*Given request:* Print all of the lines exactly. Any picture among them stays out.

*The input:*

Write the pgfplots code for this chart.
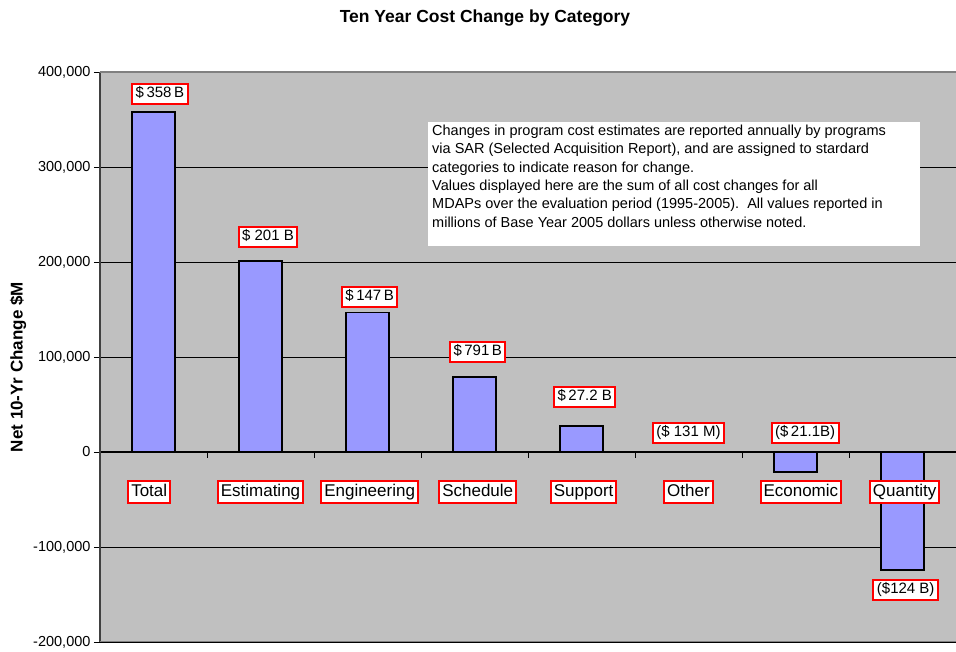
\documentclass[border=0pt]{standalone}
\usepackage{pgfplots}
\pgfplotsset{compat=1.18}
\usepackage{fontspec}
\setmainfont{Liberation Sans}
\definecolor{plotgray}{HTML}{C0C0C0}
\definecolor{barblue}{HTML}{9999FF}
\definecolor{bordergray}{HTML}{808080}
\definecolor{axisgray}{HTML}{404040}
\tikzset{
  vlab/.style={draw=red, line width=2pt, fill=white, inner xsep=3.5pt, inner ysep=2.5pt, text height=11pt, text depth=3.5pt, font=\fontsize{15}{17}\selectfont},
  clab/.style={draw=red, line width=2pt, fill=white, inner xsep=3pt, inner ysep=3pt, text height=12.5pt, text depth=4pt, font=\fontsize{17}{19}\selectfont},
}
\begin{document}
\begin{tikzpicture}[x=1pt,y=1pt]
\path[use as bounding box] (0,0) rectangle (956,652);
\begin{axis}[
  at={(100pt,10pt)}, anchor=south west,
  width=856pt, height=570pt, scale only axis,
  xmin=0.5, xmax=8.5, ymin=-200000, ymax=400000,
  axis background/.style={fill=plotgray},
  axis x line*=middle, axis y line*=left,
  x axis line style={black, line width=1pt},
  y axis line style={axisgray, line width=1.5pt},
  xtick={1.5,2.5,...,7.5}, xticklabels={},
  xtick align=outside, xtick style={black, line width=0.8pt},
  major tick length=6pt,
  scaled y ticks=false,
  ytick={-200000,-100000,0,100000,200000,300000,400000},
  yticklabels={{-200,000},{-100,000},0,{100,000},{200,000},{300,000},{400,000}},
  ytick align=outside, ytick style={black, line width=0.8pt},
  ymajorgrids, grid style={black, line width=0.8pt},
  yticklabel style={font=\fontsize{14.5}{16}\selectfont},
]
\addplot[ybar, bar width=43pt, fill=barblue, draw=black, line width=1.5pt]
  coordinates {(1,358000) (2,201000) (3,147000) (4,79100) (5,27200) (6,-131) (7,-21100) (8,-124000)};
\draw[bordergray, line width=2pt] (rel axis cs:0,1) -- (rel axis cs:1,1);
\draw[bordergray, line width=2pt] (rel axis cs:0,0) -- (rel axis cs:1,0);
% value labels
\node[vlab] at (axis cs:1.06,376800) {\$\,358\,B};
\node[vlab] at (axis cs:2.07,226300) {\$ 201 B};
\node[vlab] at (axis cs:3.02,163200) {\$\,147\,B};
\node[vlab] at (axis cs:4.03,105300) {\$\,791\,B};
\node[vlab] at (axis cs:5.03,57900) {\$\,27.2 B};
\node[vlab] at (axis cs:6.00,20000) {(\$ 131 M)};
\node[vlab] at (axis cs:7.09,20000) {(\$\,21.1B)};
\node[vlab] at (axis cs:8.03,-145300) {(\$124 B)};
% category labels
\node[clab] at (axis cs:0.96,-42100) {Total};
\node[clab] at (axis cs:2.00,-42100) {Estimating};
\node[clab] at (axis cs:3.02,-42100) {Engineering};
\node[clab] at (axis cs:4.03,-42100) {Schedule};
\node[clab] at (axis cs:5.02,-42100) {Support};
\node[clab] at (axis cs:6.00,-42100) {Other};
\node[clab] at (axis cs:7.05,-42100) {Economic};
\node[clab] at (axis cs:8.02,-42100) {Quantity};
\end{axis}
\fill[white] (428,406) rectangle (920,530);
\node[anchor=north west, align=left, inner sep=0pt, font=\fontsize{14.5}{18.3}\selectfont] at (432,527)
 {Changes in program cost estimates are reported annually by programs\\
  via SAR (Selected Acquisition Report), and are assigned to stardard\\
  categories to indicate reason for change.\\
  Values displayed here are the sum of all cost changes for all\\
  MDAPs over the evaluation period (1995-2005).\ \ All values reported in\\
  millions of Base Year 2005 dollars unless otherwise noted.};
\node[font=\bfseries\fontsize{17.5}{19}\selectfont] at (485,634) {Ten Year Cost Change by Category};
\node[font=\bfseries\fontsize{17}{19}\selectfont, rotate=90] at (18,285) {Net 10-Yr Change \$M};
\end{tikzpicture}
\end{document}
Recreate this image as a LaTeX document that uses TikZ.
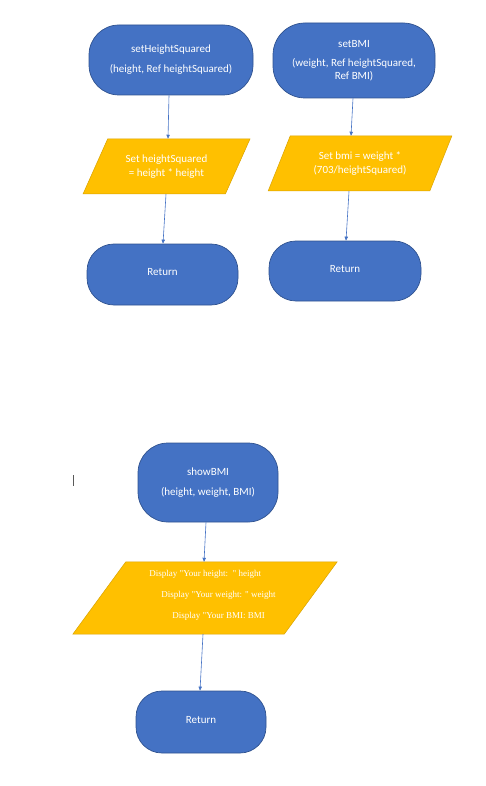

*Task response:*
Write the pgfplots code for this chart.
\documentclass[border=0pt]{standalone}
\usepackage{pgfplots}
\pgfplotsset{compat=1.18}
\usepackage{fontspec}
\setmainfont{Liberation Sans}
\definecolor{plotgray}{HTML}{C0C0C0}
\definecolor{barblue}{HTML}{9999FF}
\definecolor{bordergray}{HTML}{808080}
\definecolor{axisgray}{HTML}{404040}
\tikzset{
  vlab/.style={draw=red, line width=2pt, fill=white, inner xsep=3.5pt, inner ysep=2.5pt, text height=11pt, text depth=3.5pt, font=\fontsize{15}{17}\selectfont},
  clab/.style={draw=red, line width=2pt, fill=white, inner xsep=3pt, inner ysep=3pt, text height=12.5pt, text depth=4pt, font=\fontsize{17}{19}\selectfont},
}
\begin{document}
\begin{tikzpicture}[x=1pt,y=1pt]
\path[use as bounding box] (0,0) rectangle (956,652);
\begin{axis}[
  at={(100pt,10pt)}, anchor=south west,
  width=856pt, height=570pt, scale only axis,
  xmin=0.5, xmax=8.5, ymin=-200000, ymax=400000,
  axis background/.style={fill=plotgray},
  axis x line*=middle, axis y line*=left,
  x axis line style={black, line width=1pt},
  y axis line style={axisgray, line width=1.5pt},
  xtick={1.5,2.5,...,7.5}, xticklabels={},
  xtick align=outside, xtick style={black, line width=0.8pt},
  major tick length=6pt,
  scaled y ticks=false,
  ytick={-200000,-100000,0,100000,200000,300000,400000},
  yticklabels={{-200,000},{-100,000},0,{100,000},{200,000},{300,000},{400,000}},
  ytick align=outside, ytick style={black, line width=0.8pt},
  ymajorgrids, grid style={black, line width=0.8pt},
  yticklabel style={font=\fontsize{14.5}{16}\selectfont},
]
\addplot[ybar, bar width=43pt, fill=barblue, draw=black, line width=1.5pt]
  coordinates {(1,358000) (2,201000) (3,147000) (4,79100) (5,27200) (6,-131) (7,-21100) (8,-124000)};
\draw[bordergray, line width=2pt] (rel axis cs:0,1) -- (rel axis cs:1,1);
\draw[bordergray, line width=2pt] (rel axis cs:0,0) -- (rel axis cs:1,0);
% value labels
\node[vlab] at (axis cs:1.06,376800) {\$\,358\,B};
\node[vlab] at (axis cs:2.07,226300) {\$ 201 B};
\node[vlab] at (axis cs:3.02,163200) {\$\,147\,B};
\node[vlab] at (axis cs:4.03,105300) {\$\,791\,B};
\node[vlab] at (axis cs:5.03,57900) {\$\,27.2 B};
\node[vlab] at (axis cs:6.00,20000) {(\$ 131 M)};
\node[vlab] at (axis cs:7.09,20000) {(\$\,21.1B)};
\node[vlab] at (axis cs:8.03,-145300) {(\$124 B)};
% category labels
\node[clab] at (axis cs:0.96,-42100) {Total};
\node[clab] at (axis cs:2.00,-42100) {Estimating};
\node[clab] at (axis cs:3.02,-42100) {Engineering};
\node[clab] at (axis cs:4.03,-42100) {Schedule};
\node[clab] at (axis cs:5.02,-42100) {Support};
\node[clab] at (axis cs:6.00,-42100) {Other};
\node[clab] at (axis cs:7.05,-42100) {Economic};
\node[clab] at (axis cs:8.02,-42100) {Quantity};
\end{axis}
\fill[white] (428,406) rectangle (920,530);
\node[anchor=north west, align=left, inner sep=0pt, font=\fontsize{14.5}{18.3}\selectfont] at (432,527)
 {Changes in program cost estimates are reported annually by programs\\
  via SAR (Selected Acquisition Report), and are assigned to stardard\\
  categories to indicate reason for change.\\
  Values displayed here are the sum of all cost changes for all\\
  MDAPs over the evaluation period (1995-2005).\ \ All values reported in\\
  millions of Base Year 2005 dollars unless otherwise noted.};
\node[font=\bfseries\fontsize{17.5}{19}\selectfont] at (485,634) {Ten Year Cost Change by Category};
\node[font=\bfseries\fontsize{17}{19}\selectfont, rotate=90] at (18,285) {Net 10-Yr Change \$M};
\end{tikzpicture}
\end{document}
Recreate this image as a LaTeX document that uses TikZ.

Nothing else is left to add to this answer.